Well, it seems a tour of shame through my playlists continues. Instead of posting what would have been totally hipster-approved, the new DeVotchKa single Transliterator, I went into the vault and dragged out this little number, which is the equivalent of hanging up a disco ball without a touch of irony. I might post Transliterator next week- I'm not done digesting it, and it just did not fit my current mood.
I do not like everything U2 does. I am not such a huge fan of them in recent years. Yet, most people point to the album from which this song is plucked as part of the decline of U2, with All That You Can't Leave Behind being their dutiful return to form. Here's where I reveal my anti-coolness once again. I kind of loved Zooropa. Yup, kind of loved it from start to finish. Sort of listened to it the way most people did Joshua Tree and Achtung, Baby, in an endless loop on repeat. I liked those two albums, very much so. I liked pretty much everything U2 had done prior to Zooropa. It's not that the album was so much more superior to everything that had been released beforehand by U2, far from it.

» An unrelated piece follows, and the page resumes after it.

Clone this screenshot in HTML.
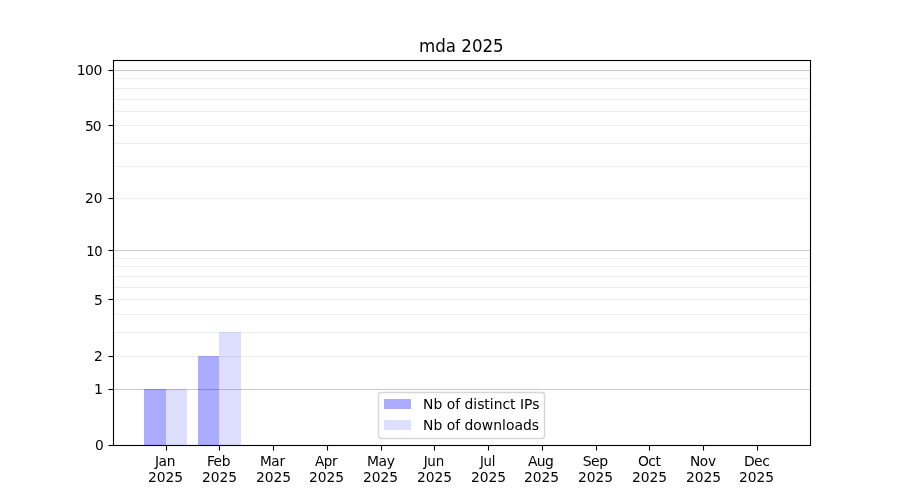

The album had some stones though. Say what else you want about it, but you have to give it that. U2 had been doing this for some time, but no one had really given them much notice for it. It was kind of this quiet progression, followed by a tweak here and there and whoops, entirely different band and sound. It felt like a huge departure, but if you went back and listened carefully, you could see the connections. It wasn't an aging band trying to front, thinking the kids'll dig this, wasn't Mick Jagger stooping to the Harlem Shuffle.
I guess that is what I liked about Zooropa. So much of it was ridiculous. It was over-the-top. Some of the lyrics seemed more like gibberish than past U2 songs. And certainly there was posturing, because by this time, Bono's head had definitely, permanently inflated. But it did not feel false. It did not feel forced. It felt like a band toying around with an idea, like thinking aloud. And, in particular, at the time when this album came out, I was thinking aloud a lot myself.
When I was listening to Zooropa the most, my dingy apartment in Allston had been burglarized, a mere week after I had moved in. I was working a part-time job that summer to pay rent, trucking across Boston with my T-pass to take Physics at a school where I could afford tuition, and then trucking it back to my actual university to work for free in the lab. Everything had its purpose, though it seems senseless looking back on it. I had to take the class in order for my parents to feel I was justified in staying in Boston that summer. I had to work the part-time job to pay the rent. And the whole reason I was jumping through both of those hoops was so that I could stay in Boston to work in the lab. Unpaid.
Oh, and there was some nonsense with a boy going on in the midst of all that. Nonsense, because what else could it have been with everything else happening?
I would come home exhausted, flop on the couch, turn on the CD player. I had barely enough money to make rent, pay for my T pass, and eat various noodle-type of packaged products. You could hear the cockroaches scatter when you turned the light on to go into the apartment at night. There was no air-conditioning, and a huge heat wave swept through for a month, such that I would take the T or work in the lab just to cool off some times.
And yet, it was a time of such great awakening. It was a time when I really delved into myself and figured out what I wanted. And being that busy, that scattered, strangely helps you to focus. Other things become background noise and suddenly emerges what is really important, what is keeping your heart beating, keeping you waking up every morning and hurrying through your day. For me, that summer, it was research. It was working in the lab, working with that solitary purpose, that single-minded focus. It was a thing that couldn't let you down, even when things didn't work out. You could go back, figure out what went wrong, try something new. You had to give up on it, because it would not give up on you. And when you find something like that, when you find that you can throw yourself into something with that much recklessness, whether you stick with it or not, you earn a certain strength that can't be stripped away.
This song always makes me think of that time, and makes me, oddly enough, think of research. Lab research at the bench is not the kind of thing where you wake up every day, stretch out and think another wonderful day. Some days are fantastic triumphs and you will make what seems like quantum leap breakthroughs. Other days you will want to smash test tubes against a wall because you have been set back a month in the matter of minutes. It's not just working, step-wise, to a carefully crafted goal. It's a mess, and it teaches you that nothing, neither the triumphs nor the defeats, is permanent. And even though these days I am doing something entirely different with a lot more instant gratification, I would do well to remember the lessons I learned that summer.